▼▼▼

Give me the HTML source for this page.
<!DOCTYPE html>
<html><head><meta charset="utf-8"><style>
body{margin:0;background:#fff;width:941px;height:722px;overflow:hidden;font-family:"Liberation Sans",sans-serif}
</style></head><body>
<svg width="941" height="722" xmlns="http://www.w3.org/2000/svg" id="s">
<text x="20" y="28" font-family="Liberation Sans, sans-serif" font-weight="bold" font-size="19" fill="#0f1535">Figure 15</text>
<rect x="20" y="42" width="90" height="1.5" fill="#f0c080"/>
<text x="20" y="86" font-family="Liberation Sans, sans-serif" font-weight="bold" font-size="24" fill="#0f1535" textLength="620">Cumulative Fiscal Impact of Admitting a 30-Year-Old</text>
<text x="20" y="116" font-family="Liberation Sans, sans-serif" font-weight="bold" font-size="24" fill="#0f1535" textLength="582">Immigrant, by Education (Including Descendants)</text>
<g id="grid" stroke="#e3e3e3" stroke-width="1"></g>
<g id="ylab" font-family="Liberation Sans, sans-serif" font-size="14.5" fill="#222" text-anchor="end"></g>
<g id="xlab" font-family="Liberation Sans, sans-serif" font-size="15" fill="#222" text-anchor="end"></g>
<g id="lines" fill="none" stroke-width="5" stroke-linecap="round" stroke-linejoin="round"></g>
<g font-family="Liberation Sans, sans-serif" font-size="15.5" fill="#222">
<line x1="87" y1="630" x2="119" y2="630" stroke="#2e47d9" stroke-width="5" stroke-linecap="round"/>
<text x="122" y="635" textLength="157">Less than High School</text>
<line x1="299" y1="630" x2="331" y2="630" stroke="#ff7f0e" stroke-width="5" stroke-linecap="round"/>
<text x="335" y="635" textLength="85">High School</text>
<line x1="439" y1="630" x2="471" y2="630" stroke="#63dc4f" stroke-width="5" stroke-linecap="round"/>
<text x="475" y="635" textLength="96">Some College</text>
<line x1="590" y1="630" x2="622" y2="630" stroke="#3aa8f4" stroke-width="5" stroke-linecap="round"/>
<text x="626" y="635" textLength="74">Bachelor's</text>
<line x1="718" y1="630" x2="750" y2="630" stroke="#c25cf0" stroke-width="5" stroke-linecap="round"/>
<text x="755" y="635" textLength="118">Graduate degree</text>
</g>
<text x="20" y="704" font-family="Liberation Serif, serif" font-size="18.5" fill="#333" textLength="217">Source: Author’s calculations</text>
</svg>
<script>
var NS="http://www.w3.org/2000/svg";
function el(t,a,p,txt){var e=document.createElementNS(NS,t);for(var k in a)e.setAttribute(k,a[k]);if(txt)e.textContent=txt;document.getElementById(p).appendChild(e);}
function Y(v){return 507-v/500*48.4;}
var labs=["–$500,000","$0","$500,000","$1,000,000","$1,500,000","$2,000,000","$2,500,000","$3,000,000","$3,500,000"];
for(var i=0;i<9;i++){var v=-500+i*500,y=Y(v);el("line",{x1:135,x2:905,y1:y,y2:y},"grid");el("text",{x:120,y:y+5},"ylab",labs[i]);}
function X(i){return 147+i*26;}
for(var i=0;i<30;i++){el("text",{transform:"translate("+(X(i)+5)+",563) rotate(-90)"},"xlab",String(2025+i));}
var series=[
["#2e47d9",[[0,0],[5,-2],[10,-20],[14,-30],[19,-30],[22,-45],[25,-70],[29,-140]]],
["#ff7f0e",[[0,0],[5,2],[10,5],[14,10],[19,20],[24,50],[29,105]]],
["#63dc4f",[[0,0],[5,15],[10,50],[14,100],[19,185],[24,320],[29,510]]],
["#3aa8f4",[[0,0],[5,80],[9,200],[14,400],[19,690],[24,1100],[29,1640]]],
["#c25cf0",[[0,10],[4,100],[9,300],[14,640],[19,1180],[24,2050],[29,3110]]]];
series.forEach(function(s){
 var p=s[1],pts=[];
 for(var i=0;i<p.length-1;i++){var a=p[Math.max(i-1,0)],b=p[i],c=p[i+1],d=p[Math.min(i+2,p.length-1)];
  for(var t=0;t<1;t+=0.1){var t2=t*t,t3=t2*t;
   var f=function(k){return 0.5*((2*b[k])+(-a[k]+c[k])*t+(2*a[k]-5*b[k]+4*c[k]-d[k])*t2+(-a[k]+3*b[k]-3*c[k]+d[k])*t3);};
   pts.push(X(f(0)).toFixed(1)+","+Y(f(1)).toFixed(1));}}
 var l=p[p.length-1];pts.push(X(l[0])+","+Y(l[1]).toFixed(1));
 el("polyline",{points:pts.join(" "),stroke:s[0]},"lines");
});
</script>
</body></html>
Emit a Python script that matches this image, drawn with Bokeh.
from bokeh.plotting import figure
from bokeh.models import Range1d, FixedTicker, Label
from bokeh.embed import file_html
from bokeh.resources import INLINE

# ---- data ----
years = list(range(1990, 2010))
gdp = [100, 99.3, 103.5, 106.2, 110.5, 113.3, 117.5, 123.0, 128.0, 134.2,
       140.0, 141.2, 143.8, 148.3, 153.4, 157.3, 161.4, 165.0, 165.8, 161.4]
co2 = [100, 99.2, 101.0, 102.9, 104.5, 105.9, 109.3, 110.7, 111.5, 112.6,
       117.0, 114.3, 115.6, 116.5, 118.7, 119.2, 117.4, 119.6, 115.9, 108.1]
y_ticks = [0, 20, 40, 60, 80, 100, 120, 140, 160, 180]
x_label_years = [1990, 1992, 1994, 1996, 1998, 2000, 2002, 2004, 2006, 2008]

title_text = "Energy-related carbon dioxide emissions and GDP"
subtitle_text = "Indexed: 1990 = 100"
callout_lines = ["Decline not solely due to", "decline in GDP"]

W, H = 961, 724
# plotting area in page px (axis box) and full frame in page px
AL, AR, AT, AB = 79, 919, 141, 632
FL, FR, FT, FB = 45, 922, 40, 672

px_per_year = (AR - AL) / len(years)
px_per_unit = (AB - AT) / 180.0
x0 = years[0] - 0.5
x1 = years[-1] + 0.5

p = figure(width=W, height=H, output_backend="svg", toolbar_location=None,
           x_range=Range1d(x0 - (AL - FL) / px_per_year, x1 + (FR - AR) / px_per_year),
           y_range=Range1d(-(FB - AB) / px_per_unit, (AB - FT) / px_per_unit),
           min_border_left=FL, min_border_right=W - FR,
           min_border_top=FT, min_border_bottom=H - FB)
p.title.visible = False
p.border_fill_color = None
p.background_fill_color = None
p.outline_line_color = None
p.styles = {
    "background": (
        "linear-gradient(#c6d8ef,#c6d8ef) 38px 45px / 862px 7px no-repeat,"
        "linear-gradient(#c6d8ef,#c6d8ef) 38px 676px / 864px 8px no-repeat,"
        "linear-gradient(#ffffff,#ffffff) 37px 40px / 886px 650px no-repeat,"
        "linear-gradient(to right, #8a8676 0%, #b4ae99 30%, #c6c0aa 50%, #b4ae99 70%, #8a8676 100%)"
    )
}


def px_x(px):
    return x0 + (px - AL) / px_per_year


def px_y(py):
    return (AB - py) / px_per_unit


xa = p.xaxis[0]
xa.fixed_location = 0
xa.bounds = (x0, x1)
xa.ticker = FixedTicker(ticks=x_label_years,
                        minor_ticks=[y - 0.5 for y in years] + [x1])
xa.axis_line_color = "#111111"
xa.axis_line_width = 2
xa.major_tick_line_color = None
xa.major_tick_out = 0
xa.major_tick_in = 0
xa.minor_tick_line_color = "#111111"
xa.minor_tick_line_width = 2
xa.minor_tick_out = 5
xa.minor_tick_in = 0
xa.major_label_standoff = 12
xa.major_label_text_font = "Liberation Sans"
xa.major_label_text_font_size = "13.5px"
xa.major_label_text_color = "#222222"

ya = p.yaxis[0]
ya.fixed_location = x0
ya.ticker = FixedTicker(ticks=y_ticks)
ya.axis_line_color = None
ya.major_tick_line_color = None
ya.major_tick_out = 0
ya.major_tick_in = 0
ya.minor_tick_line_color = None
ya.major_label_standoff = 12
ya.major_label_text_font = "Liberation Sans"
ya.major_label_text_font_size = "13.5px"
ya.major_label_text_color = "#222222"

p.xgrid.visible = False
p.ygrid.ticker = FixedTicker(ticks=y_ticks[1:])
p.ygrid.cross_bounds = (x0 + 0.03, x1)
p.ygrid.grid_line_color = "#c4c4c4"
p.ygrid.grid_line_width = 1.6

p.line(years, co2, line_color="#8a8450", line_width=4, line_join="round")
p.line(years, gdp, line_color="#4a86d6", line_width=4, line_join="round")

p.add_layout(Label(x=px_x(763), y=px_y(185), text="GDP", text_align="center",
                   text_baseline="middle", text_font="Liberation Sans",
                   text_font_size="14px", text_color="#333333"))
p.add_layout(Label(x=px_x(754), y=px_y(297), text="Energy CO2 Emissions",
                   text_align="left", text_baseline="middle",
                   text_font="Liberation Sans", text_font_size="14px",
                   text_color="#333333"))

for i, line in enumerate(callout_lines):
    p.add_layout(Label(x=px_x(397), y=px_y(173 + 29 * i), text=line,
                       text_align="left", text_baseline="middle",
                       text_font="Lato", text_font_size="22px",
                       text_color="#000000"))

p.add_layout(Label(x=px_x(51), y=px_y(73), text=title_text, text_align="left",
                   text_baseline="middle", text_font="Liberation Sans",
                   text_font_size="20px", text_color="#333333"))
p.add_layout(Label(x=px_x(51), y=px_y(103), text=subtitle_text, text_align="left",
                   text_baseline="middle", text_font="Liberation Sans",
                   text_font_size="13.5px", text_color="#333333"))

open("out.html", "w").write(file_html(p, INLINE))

▲▲▲

# Prompt
From the line with "Emit a Python" through the line with "x1 = years[-1] + 0.5", set down every line exactly and nothing besides.

# Answer for the task
Emit a Python script that matches this image, drawn with Bokeh.
from bokeh.plotting import figure
from bokeh.models import Range1d, FixedTicker, Label
from bokeh.embed import file_html
from bokeh.resources import INLINE

# ---- data ----
years = list(range(1990, 2010))
gdp = [100, 99.3, 103.5, 106.2, 110.5, 113.3, 117.5, 123.0, 128.0, 134.2,
       140.0, 141.2, 143.8, 148.3, 153.4, 157.3, 161.4, 165.0, 165.8, 161.4]
co2 = [100, 99.2, 101.0, 102.9, 104.5, 105.9, 109.3, 110.7, 111.5, 112.6,
       117.0, 114.3, 115.6, 116.5, 118.7, 119.2, 117.4, 119.6, 115.9, 108.1]
y_ticks = [0, 20, 40, 60, 80, 100, 120, 140, 160, 180]
x_label_years = [1990, 1992, 1994, 1996, 1998, 2000, 2002, 2004, 2006, 2008]

title_text = "Energy-related carbon dioxide emissions and GDP"
subtitle_text = "Indexed: 1990 = 100"
callout_lines = ["Decline not solely due to", "decline in GDP"]

W, H = 961, 724
# plotting area in page px (axis box) and full frame in page px
AL, AR, AT, AB = 79, 919, 141, 632
FL, FR, FT, FB = 45, 922, 40, 672

px_per_year = (AR - AL) / len(years)
px_per_unit = (AB - AT) / 180.0
x0 = years[0] - 0.5
x1 = years[-1] + 0.5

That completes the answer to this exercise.